| No, I'm pretty sure I wasn't assuming that, and I'm not sure what gave you that impression from what I wrote. There are a variety of interesting strategies to decide that an end entity certificate you were shown is trustworthy, and you're presumably aware that Mozilla (in Firefox) eventually chose to go with a strategy of * Requiring all root CAs to disclose intermediate CAs as part of their root programme * Bundling this set with Firefox Whereupon Firefox gets to decide whether the end entity certificate it was shown was issued by one of these trustworthy intermediates and short cut to a "Yes" answer regardless of which certificates, if any, the server included in the supplied "chain". In the general case this isn't very applicable, but I note that webpki is named "webpki" and not "General purpose certificate validator" so actually it could go the same route (with the caveat that this needs frequent updates to avoid surprises with very new CAs) Mostly though if you're quite determined not to introduce more complicated logic into webpki (which is understandable) I specifically don't like the gaslighting of saying "unknown issuer" as I said, when the reality is that you don't know why you don't trust the certificate, so say that. If std::fs::File::open() gives me Result with an io:Error that claims "File not found" but the underlying OS file open actually failed due to a permission error, you can see why that's a problem right? Even if this hypothetical OS doesn't expose any specific errors, "File not found" is misleading. |
I love that they did that; it was actually my idea (https://bugzilla.mozilla.org/show_bug.cgi?id=657228). I believe the list is pretty large and changes frequently and so they download it dynamically.
> short cut to a "Yes"
Do they really do that? That's awesome if so. Then they don't even need to ship the roots.

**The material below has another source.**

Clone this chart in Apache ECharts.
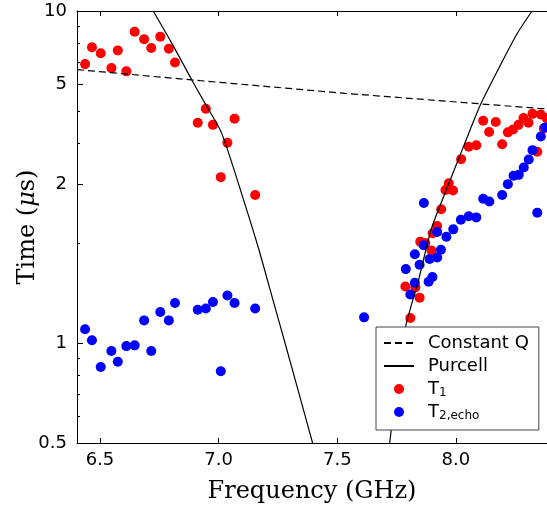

> I specifically don't like [...] saying "unknown issuer"
https://github.com/briansmith/webpki/issues/221
> If std::fs::File::open() gives me Result with an io:Error that claims "File not found" but the underlying OS file open actually failed due to a permission error, you can see why that's a problem right? Even if this hypothetical OS doesn't expose any specific errors, "File not found" is misleading.
A more accurate analogy: You ask to open "example.txt" without supplying the path, and there is no "example.txt" in the current working directory. You will get "file not found."
Regardless, I agree we could have a better name than UnknownIssuer for this error.